Speaking of blockbuster theatricals, Mr. Erhardt said Friday that the film studios have been pouring their marketing dollars into the upcoming playoffs and title game. While demand was somewhat muted in the inaugural Championship Game -- only four films were promoted during the broadcast, including Marvel's "The Avengers: The Age of Ultron" -- moviemakers have responded to the broadcast's emergence as a true reach vehicle. (Per Nielsen, the OSU-Oregon throwdown averaged a staggering 33.4 million viewers and a 18.2 household rating, making it the most-watched, highest-rated program in the history of cable TV. The game also out-delivered 4 of the 10 NFL playoff games.)

"When you get those kind of numbers, that tends to stir up a lot of interest," Mr. Erhardt said. "Historically, the movie guys have held their powder until the NFL playoffs and sometimes all the way up to the Super Bowl. But with the success of last year's game, we are now seeing the studios move to take early positions."

As studios continue to push the summer blockbuster season further back into the spring ("Ultron" opened on May 1), long-tail marketing efforts increasingly begin in the snowy months. This shift should also work to ESPN's advantage. That New Year's Eve this year falls on a Thursday night, a big evening each week for movie ads, is also a cozy coincidence.

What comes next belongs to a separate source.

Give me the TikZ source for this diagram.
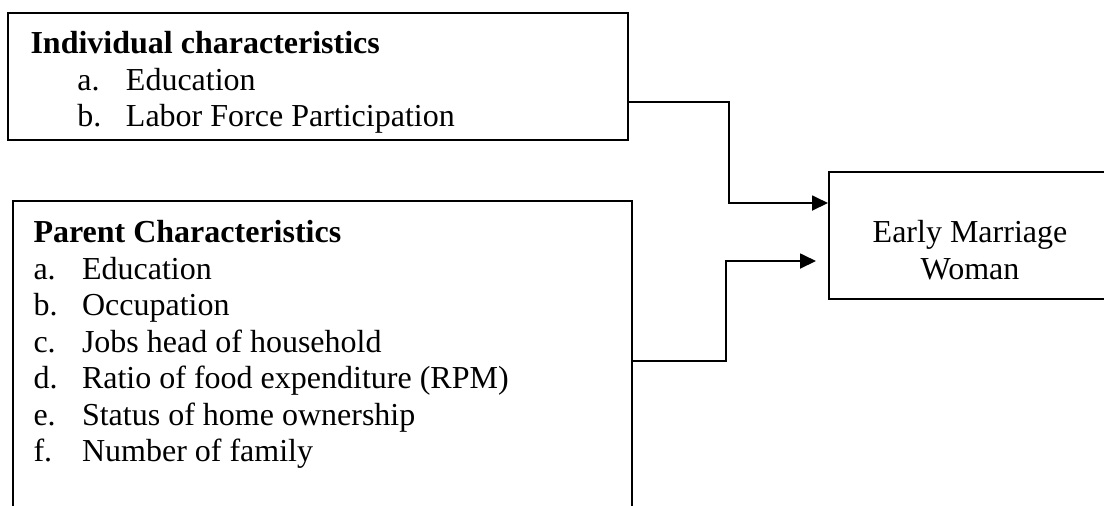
\documentclass[tikz,border=0pt]{standalone}
\usepackage{fontspec}
\setmainfont{Liberation Serif}
\usepackage{tikz}
\usetikzlibrary{positioning,calc,fit}
\usetikzlibrary{arrows.meta}

\newcommand{\itm}[2]{\makebox[18.2pt][l]{#1}#2}

\begin{document}
\begin{tikzpicture}[x=0.375pt,y=-0.375pt,
    box/.style={draw,line width=0.75pt,inner sep=0pt},
    list/.style={anchor=north west,inner sep=0pt,align=left,font=\fontsize{12}{13.7}\selectfont},
    flow/.style={draw,line width=0.75pt,-{Triangle[length=6pt,width=5.6pt]}}]
        \useasboundingbox (0,0) rectangle (1104,505);
        \clip (0,0) rectangle (1104,505);
        % the three boxes
        \node[box,fit={(8,13) (628,140)}] (indiv) {};
        \node[box,fit={(13,201) (632,560)}] (parent) {};
        \node[box,fit={(829,172) (1111,299)}] (early) {};
        % box texts
        \node[list] (indivtxt) at (30,31) {\textbf{Individual characteristics}\\
            \hspace*{17.6pt}\itm{a.}{Education}\\
            \hspace*{17.6pt}\itm{b.}{Labor Force Participation}};
        \node[list] (parenttxt) at (33,220) {\textbf{Parent Characteristics}\\
            \itm{a.}{Education}\\
            \itm{b.}{Occupation}\\
            \itm{c.}{Jobs head of household}\\
            \itm{d.}{Ratio of food expenditure (RPM)}\\
            \itm{e.}{Status of home ownership}\\
            \itm{f.}{Number of family}};
        \node[list,anchor=north,align=center] (earlytxt) at (970,220) {Early Marriage\\Woman};
        % connectors
        \draw[flow] (indiv.east |- 0,102) -| (729,203) -- (early.west |- 0,203);
        \draw[flow,shorten >=4.5pt] (parent.east |- 0,361) -| (726,261) -- (early.west |- 0,261);
    \end{tikzpicture}
\end{document}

While the presence of the 15 official College Football Playoff sponsors automatically puts the squeeze on available in-game inventory, demand from emerging categories is also contributing to a quick sell-off. Fantasy sports brands like DraftKings.com and game developers like Supercell ("Clash of Clans," "Boom Beach") are betting big on the three big post-season broadcasts.

In general, the marketplace for regular-season games is so robust that ESPN is nearing sellout levels. Naturally, a few units in each marquee game are being held back to take advantage of a healthy scatter market. Mr. Erhardt said that pricing is up across the board versus the 2014 season, adding that demand for live games on WatchESPN is such that more than 200 sponsors are now buying inventory in the app, up from "around six" just a few years ago.

Buyers said units in last year's championship game averaged out to around $1 million per 30 seconds of air time, with the official sponsors enjoying friends-and-family discounts. (The 15 top sponsors also tend to buy in bulk; last year Ford invested in four spots in the championship game, while Nissan ponied up for a half-dozen units.) As one may well imagine, the price of doing business has increased significantly in light of the overwhelming success of the 2014 title broadcast; some estimates put the price of a championship :30 as high as $1.25 million a pop.

As 14 of the 15 official CFP sponsors -- a cohort that includes the likes of AT&T, Allstate, Dr. Pepper, Capital One, Chick-fil-A and Ford -- signed long-term deals with ESPN, there's very little room for turnover. That said, Vizio has yet to renew its one-year opportunity to serve as the presenting sponsor of the Jan. 1 Fiesta Bowl.

"We're talking with them about a renewal, but that's the only major sponsorship that isn't locked down," Mr. Erhardt said. "We're having good conversations with them."

ESPN's coverage of the 2015 college football season kicks off Thursday, Sept. 3, with a showdown between the North Carolina Tar Heels and South Carolina Gamecocks. That following Saturday marks the ESPN family's first big prime time game of the season, as Wisconsin takes on Alabama on ABC.